= Problem statement =
Below are some records; quote exactly the lines from the one that contains "Emit a Python" through the one that contains "0.66, 0.72, 0.78, 0.84, 0.90, 0.96, 1.02, 1.08, 1.14, 1.20]", inclusive, and no others.

= Dataset rows =
····················

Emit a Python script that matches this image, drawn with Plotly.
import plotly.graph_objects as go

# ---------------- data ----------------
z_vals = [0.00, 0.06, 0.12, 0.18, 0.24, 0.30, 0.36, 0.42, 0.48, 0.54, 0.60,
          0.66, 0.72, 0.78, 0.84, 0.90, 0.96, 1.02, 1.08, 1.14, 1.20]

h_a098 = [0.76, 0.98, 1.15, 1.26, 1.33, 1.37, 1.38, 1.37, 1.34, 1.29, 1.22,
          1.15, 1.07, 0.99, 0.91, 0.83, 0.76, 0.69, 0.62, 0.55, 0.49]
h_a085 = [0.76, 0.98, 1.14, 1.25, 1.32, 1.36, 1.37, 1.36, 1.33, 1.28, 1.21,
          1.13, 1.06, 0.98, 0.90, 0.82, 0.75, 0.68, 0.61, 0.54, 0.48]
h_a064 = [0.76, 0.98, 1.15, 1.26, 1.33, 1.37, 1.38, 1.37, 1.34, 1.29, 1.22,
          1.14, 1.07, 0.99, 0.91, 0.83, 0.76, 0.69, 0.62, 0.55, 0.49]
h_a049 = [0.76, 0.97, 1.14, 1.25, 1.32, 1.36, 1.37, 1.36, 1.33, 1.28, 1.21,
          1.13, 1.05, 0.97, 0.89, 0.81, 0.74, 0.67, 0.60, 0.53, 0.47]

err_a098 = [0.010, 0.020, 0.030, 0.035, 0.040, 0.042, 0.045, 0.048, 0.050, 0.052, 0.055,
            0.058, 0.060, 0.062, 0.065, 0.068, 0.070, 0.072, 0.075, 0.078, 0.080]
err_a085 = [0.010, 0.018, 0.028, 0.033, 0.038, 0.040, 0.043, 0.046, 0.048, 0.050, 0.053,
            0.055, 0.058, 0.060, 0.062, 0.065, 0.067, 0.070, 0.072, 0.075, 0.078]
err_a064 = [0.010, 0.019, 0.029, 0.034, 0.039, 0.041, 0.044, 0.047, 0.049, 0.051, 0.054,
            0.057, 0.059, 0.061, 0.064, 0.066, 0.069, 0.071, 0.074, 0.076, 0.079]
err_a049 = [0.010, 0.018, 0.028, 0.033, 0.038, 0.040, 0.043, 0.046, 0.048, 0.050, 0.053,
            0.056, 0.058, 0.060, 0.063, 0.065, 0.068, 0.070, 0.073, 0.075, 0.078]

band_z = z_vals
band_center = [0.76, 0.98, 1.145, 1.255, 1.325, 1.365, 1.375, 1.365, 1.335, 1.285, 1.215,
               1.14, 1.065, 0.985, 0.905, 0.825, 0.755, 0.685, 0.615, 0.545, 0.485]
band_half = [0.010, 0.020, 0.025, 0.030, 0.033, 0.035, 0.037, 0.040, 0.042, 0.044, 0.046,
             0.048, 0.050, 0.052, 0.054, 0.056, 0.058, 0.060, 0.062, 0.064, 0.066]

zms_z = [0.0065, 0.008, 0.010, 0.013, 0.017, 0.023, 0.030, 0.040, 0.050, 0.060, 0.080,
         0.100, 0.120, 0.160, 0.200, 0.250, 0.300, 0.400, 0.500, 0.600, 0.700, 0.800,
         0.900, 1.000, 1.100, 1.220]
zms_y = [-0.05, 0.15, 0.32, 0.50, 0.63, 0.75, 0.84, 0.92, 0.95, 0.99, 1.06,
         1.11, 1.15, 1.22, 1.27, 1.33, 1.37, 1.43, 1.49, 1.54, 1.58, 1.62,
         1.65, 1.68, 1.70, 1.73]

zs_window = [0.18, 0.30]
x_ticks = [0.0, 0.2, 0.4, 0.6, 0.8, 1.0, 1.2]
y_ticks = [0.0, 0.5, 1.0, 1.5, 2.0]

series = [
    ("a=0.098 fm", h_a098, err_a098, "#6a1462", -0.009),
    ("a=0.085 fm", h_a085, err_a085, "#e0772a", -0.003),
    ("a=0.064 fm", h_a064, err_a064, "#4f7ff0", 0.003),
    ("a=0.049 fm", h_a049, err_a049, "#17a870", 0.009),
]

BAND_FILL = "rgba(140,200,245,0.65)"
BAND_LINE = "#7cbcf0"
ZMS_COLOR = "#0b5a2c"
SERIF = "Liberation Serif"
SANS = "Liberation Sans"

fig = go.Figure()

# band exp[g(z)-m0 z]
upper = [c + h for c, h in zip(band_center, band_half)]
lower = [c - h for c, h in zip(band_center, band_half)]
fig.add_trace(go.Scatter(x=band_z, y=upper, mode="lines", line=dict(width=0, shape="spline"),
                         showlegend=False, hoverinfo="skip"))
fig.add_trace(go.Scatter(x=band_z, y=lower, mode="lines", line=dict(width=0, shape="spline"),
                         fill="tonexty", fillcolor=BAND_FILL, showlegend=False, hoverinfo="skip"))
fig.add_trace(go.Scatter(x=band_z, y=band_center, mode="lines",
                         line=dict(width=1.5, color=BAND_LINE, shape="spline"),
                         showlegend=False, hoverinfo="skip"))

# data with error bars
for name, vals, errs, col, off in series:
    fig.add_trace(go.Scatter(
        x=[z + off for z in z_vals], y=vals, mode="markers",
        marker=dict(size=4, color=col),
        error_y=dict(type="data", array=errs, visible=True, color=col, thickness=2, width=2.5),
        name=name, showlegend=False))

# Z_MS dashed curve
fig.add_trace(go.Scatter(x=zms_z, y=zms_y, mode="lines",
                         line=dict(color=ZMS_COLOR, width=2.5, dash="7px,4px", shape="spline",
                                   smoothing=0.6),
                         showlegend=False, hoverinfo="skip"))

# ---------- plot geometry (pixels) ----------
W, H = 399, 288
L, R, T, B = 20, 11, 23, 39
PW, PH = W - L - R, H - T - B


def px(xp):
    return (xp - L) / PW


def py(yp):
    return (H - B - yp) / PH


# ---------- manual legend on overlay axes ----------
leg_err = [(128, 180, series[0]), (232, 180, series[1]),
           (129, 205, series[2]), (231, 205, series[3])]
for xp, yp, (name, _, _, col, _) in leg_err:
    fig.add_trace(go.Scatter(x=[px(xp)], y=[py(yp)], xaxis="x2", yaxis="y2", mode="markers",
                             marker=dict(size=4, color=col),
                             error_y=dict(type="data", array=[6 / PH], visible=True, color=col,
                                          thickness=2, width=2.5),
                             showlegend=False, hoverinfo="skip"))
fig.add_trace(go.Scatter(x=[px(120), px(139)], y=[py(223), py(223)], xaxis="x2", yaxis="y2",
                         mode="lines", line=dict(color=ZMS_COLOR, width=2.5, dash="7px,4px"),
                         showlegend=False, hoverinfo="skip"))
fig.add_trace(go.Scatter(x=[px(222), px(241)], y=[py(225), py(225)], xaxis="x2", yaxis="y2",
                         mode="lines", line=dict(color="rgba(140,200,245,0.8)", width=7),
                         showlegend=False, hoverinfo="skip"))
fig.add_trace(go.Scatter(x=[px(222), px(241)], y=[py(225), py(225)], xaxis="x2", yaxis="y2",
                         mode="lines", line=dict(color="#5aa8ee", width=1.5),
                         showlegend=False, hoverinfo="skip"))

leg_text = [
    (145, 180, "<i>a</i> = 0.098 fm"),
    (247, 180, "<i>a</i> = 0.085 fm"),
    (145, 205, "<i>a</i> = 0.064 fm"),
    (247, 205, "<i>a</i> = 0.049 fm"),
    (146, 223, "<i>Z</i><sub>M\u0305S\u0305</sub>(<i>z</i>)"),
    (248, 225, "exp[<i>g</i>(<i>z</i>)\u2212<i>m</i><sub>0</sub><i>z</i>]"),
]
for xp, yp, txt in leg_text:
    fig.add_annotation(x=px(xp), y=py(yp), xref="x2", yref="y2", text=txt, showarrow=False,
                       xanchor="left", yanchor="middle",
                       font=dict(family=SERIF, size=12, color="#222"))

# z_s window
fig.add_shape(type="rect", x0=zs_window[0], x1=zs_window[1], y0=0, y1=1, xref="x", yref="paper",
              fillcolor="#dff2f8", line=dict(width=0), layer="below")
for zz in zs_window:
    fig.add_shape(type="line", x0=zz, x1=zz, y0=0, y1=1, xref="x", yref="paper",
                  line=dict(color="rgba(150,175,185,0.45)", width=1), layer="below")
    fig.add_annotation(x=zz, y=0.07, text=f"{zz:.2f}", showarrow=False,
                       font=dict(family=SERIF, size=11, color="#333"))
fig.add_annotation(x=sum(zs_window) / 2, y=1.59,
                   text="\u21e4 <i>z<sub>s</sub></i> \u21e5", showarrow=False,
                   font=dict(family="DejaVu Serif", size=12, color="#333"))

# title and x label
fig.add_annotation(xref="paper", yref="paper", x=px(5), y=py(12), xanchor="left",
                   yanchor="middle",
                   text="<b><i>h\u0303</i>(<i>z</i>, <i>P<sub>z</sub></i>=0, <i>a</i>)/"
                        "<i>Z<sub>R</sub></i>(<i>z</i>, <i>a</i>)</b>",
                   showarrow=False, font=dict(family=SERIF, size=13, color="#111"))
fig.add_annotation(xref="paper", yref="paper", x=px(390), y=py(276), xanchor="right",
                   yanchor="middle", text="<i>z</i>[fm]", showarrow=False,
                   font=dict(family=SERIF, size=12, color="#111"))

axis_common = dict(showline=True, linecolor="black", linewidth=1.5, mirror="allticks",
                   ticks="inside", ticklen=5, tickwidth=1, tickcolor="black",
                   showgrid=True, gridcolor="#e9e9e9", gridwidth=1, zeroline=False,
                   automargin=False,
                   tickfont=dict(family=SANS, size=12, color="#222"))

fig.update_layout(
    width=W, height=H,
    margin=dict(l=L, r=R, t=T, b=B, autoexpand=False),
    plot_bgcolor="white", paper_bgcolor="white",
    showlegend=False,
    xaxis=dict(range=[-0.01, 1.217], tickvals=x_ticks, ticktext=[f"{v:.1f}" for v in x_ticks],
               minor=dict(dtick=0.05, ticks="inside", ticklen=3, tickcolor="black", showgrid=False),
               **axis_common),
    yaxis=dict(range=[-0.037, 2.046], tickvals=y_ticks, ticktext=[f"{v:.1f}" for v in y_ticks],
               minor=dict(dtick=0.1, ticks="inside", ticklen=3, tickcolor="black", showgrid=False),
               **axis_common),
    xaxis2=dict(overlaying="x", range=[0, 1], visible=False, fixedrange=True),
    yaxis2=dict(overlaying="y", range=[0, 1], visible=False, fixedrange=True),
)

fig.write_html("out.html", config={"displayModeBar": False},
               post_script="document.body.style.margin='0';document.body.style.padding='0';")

····················

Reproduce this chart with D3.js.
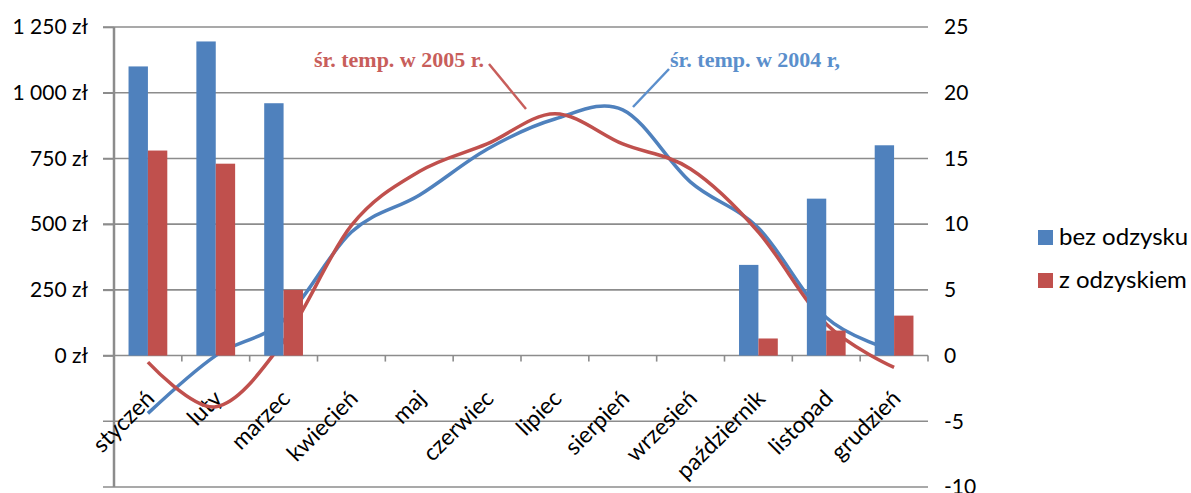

····················

= Task result =
Emit a Python script that matches this image, drawn with Plotly.
import plotly.graph_objects as go

# ---------------- data ----------------
z_vals = [0.00, 0.06, 0.12, 0.18, 0.24, 0.30, 0.36, 0.42, 0.48, 0.54, 0.60,
          0.66, 0.72, 0.78, 0.84, 0.90, 0.96, 1.02, 1.08, 1.14, 1.20]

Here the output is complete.